Q: How does ATC handle a situation where all three systems give conflicting instructions?
The authority hierarchy is absolute and resolves conflicts deterministically: ATP’s output always takes precedence over ATO, which always takes precedence over manual driving. If ATS instructs a train to accelerate (to recover a late running), ATO commands a higher speed profile, and ATP’s braking curve calculation shows that this speed would exceed the permitted envelope at the current distance from the end of movement authority — ATP overrides both ATO and ATS, applies the necessary braking, and the service disruption resulting from the speed conflict is reported to ATS for re-planning. The hierarchy cannot be negotiated: ATP does not consult ATS before applying brakes. The consequence is that ATS-commanded re-regulation that exceeds ATP limits results in an ATP intervention, which may compound the disruption. Well-designed TMS systems avoid generating ATS instructions that will be overridden by ATP, by incorporating ATP constraint modelling into their planning algorithms — but when they do conflict, ATP wins.
Q: Can ATC be implemented gradually — do all three components need to be introduced simultaneously?
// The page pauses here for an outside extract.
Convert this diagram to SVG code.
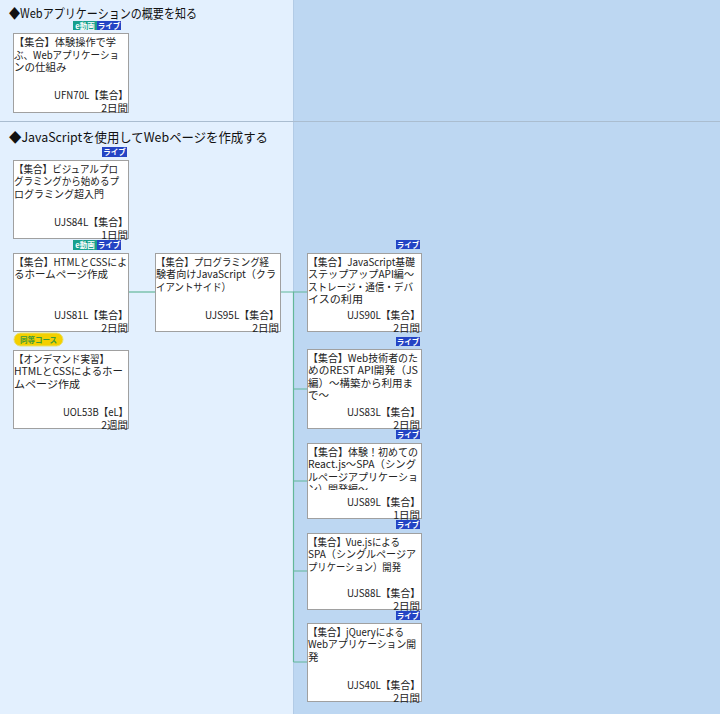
<svg xmlns="http://www.w3.org/2000/svg" width="720" height="714" viewBox="0 0 720 714">
<defs>
<style>
.t{font-family:"Noto Sans CJK JP","Noto Sans",sans-serif;font-size:10.5px;fill:#222}
.r{text-anchor:end}
.h{font-family:"Noto Sans CJK JP","Noto Sans",sans-serif;font-size:13px;fill:#111}
.box{fill:#fff;stroke:#a0a0a0;stroke-width:1}
.tg{font-family:"Noto Sans CJK JP","Noto Sans",sans-serif;font-size:7.5px;font-weight:bold;fill:#fff;text-anchor:middle}
.ev{fill:#17a08c}
.lv{fill:#2444c4}
.cn{fill:none;stroke:#63b799;stroke-width:1.2}
</style>
<clipPath id="c8"><rect x="307" y="443" width="115" height="47"/></clipPath>
</defs>
<rect x="0" y="0" width="293" height="714" fill="#e3f0fe"/>
<rect x="293" y="0" width="427" height="714" fill="#bdd7f2"/>
<line x1="293.5" y1="0" x2="293.5" y2="714" stroke="#b2cbe6" stroke-width="1"/>
<line x1="0" y1="121.5" x2="720" y2="121.5" stroke="#aabdd0" stroke-width="1.2"/>

<text class="h" x="9" y="18" textLength="188" lengthAdjust="spacingAndGlyphs">◆Webアプリケーションの概要を知る</text>
<text class="h" x="9" y="142" textLength="259" lengthAdjust="spacingAndGlyphs">◆JavaScriptを使用してWebページを作成する</text>

<g id="connectors">
<path class="cn" d="M129 292 H155"/>
<path class="cn" d="M281 292 H293.5 V662"/>
<path class="cn" d="M293.5 292 H307 M293.5 389 H307 M293.5 481 H307 M293.5 571 H307 M293.5 662 H307"/>
</g>

<g id="UFN70L">
<rect class="ev" x="73" y="21" width="24" height="9"/><text class="tg" x="85" y="28.5">e動画</text>
<rect class="lv" x="97" y="21" width="24" height="9"/><text class="tg" x="109" y="28.5">ライブ</text>
<rect class="box" x="13.5" y="33.5" width="115" height="79"/>
<text class="t" x="14" y="46" textLength="102" lengthAdjust="spacingAndGlyphs">【集合】体験操作で学</text>
<text class="t" x="14" y="58.5" textLength="105" lengthAdjust="spacingAndGlyphs">ぶ、Webアプリケーショ</text>
<text class="t" x="14" y="71">ンの仕組み</text>
<text class="t r" x="128" y="99" textLength="74" lengthAdjust="spacingAndGlyphs">UFN70L【集合】</text>
<text class="t r" x="128" y="112">2日間</text>
</g>

<g id="UJS84L">
<rect class="lv" x="102" y="147" width="25" height="10"/><text class="tg" x="114.5" y="155">ライブ</text>
<rect class="box" x="13.5" y="160.5" width="115" height="78"/>
<text class="t" x="14" y="172.5" textLength="104" lengthAdjust="spacingAndGlyphs">【集合】ビジュアルプロ</text>
<text class="t" x="14" y="185" textLength="105" lengthAdjust="spacingAndGlyphs">グラミングから始めるプ</text>
<text class="t" x="14" y="197.5" textLength="90" lengthAdjust="spacingAndGlyphs">ログラミング超入門</text>
<text class="t r" x="128" y="226" textLength="74" lengthAdjust="spacingAndGlyphs">UJS84L【集合】</text>
<text class="t r" x="128" y="238.5">1日間</text>
</g>

<g id="UJS81L">
<rect class="ev" x="73" y="240" width="24" height="10"/><text class="tg" x="85" y="248">e動画</text>
<rect class="lv" x="97" y="240" width="24" height="10"/><text class="tg" x="109" y="248">ライブ</text>
<rect class="box" x="13.5" y="253.5" width="115" height="78"/>
<text class="t" x="14" y="265.5" textLength="113" lengthAdjust="spacingAndGlyphs">【集合】HTMLとCSSによ</text>
<text class="t" x="14" y="278" textLength="94" lengthAdjust="spacingAndGlyphs">るホームページ作成</text>
<text class="t r" x="128" y="319" textLength="74" lengthAdjust="spacingAndGlyphs">UJS81L【集合】</text>
<text class="t r" x="128" y="331.5">2日間</text>
</g>

<g id="UOL53B">
<rect x="14" y="333" width="49" height="13" rx="6.5" fill="#f4d000" stroke="#e8e070" stroke-width="1"/>
<text x="38.5" y="342.5" text-anchor="middle" font-family="Noto Sans CJK JP, sans-serif" font-size="7.5" font-weight="bold" fill="#3a9a3a">同等コース</text>
<rect class="box" x="13.5" y="350.5" width="115" height="78"/>
<text class="t" x="14" y="362.5" textLength="95" lengthAdjust="spacingAndGlyphs">【オンデマンド実習】</text>
<text class="t" x="14" y="375" textLength="109" lengthAdjust="spacingAndGlyphs">HTMLとCSSによるホー</text>
<text class="t" x="14" y="387.5" textLength="66" lengthAdjust="spacingAndGlyphs">ムページ作成</text>
<text class="t r" x="128" y="416" textLength="65" lengthAdjust="spacingAndGlyphs">UOL53B【eL】</text>
<text class="t r" x="128" y="428.5">2週間</text>
</g>

<g id="UJS95L">
<rect class="box" x="155.5" y="253.5" width="125" height="78"/>
<text class="t" x="156" y="265.5" textLength="113" lengthAdjust="spacingAndGlyphs">【集合】プログラミング経</text>
<text class="t" x="156" y="278" textLength="120" lengthAdjust="spacingAndGlyphs">験者向けJavaScript（クラ</text>
<text class="t" x="156" y="290.5" textLength="75" lengthAdjust="spacingAndGlyphs">イアントサイド）</text>
<text class="t r" x="279" y="319" textLength="74" lengthAdjust="spacingAndGlyphs">UJS95L【集合】</text>
<text class="t r" x="279" y="331.5">2日間</text>
</g>

<g id="UJS90L">
<rect class="lv" x="396" y="240" width="24" height="9"/><text class="tg" x="408" y="247.5">ライブ</text>
<rect class="box" x="307.5" y="253.5" width="114" height="78"/>
<text class="t" x="308" y="265.5" textLength="107" lengthAdjust="spacingAndGlyphs">【集合】JavaScript基礎</text>
<text class="t" x="308" y="278" textLength="106" lengthAdjust="spacingAndGlyphs">ステップアップAPI編～</text>
<text class="t" x="308" y="290.5" textLength="105" lengthAdjust="spacingAndGlyphs">ストレージ・通信・デバ</text>
<text class="t" x="308" y="303" textLength="55" lengthAdjust="spacingAndGlyphs">イスの利用</text>
<text class="t r" x="420" y="319" textLength="73" lengthAdjust="spacingAndGlyphs">UJS90L【集合】</text>
<text class="t r" x="420" y="331.5">2日間</text>
</g>

<g id="UJS83L">
<rect class="lv" x="396" y="337" width="24" height="9"/><text class="tg" x="408" y="344.5">ライブ</text>
<rect class="box" x="307.5" y="349.5" width="114" height="79"/>
<text class="t" x="308" y="361.5" textLength="110" lengthAdjust="spacingAndGlyphs">【集合】Web技術者のた</text>
<text class="t" x="308" y="374" textLength="110" lengthAdjust="spacingAndGlyphs">めのREST API開発（JS</text>
<text class="t" x="308" y="386.5" textLength="105" lengthAdjust="spacingAndGlyphs">編）～構築から利用ま</text>
<text class="t" x="308" y="399">で～</text>
<text class="t r" x="420" y="416" textLength="73" lengthAdjust="spacingAndGlyphs">UJS83L【集合】</text>
<text class="t r" x="420" y="428.5">2日間</text>
</g>

<g id="UJS89L">
<rect class="lv" x="396" y="430" width="24" height="9"/><text class="tg" x="408" y="437.5">ライブ</text>
<rect class="box" x="307.5" y="443.5" width="114" height="75"/>
<text class="t" x="308" y="455.5" textLength="110" lengthAdjust="spacingAndGlyphs">【集合】体験！初めての</text>
<text class="t" x="308" y="468" textLength="108" lengthAdjust="spacingAndGlyphs">React.js～SPA（シング</text>
<text class="t" x="308" y="480.5" textLength="110" lengthAdjust="spacingAndGlyphs">ルページアプリケーショ</text>
<text class="t" x="308" y="493" clip-path="url(#c8)" textLength="60" lengthAdjust="spacingAndGlyphs">ン）開発編～</text>
<text class="t r" x="420" y="506" textLength="73" lengthAdjust="spacingAndGlyphs">UJS89L【集合】</text>
<text class="t r" x="420" y="518.5">1日間</text>
</g>

<g id="UJS88L">
<rect class="lv" x="396" y="520" width="24" height="9"/><text class="tg" x="408" y="527.5">ライブ</text>
<rect class="box" x="307.5" y="533.5" width="114" height="76"/>
<text class="t" x="308" y="545.5" textLength="92" lengthAdjust="spacingAndGlyphs">【集合】Vue.jsによる</text>
<text class="t" x="308" y="558" textLength="108" lengthAdjust="spacingAndGlyphs">SPA（シングルページア</text>
<text class="t" x="308" y="570.5" textLength="93" lengthAdjust="spacingAndGlyphs">プリケーション）開発</text>
<text class="t r" x="420" y="597" textLength="73" lengthAdjust="spacingAndGlyphs">UJS88L【集合】</text>
<text class="t r" x="420" y="609.5">2日間</text>
</g>

<g id="UJS40L">
<rect class="lv" x="396" y="611" width="24" height="9"/><text class="tg" x="408" y="618.5">ライブ</text>
<rect class="box" x="307.5" y="623.5" width="114" height="78"/>
<text class="t" x="308" y="635.5" textLength="96" lengthAdjust="spacingAndGlyphs">【集合】jQueryによる</text>
<text class="t" x="308" y="648" textLength="108" lengthAdjust="spacingAndGlyphs">Webアプリケーション開</text>
<text class="t" x="308" y="660.5">発</text>
<text class="t r" x="420" y="689" textLength="73" lengthAdjust="spacingAndGlyphs">UJS40L【集合】</text>
<text class="t r" x="420" y="701.5">2日間</text>
</g>
</svg>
No — the three ATC layers can be and regularly are introduced progressively. The typical sequence is: ATP first (safety improvement, no automation); then ATS (operational efficiency through automated route setting and traffic management); then ATO (driving automation, enabled by the ATP and ATS foundation already in place). This progression is visible in the history of most major metro systems that have achieved GoA4 — they typically had manual operation with ATP protection, then introduced NX panel and ARS, then progressively deployed ATO and transitioned GoA levels as confidence in each layer was established. The ATP layer is the irreducible prerequisite: ATO cannot be deployed without a certified ATP enforcement layer beneath it, and ATS cannot safely automate route setting without certified train detection and interlocking. Conversely, ATP can be operated without ATO or ATS indefinitely — many mainlines worldwide have ATP without the other two components and operate safely.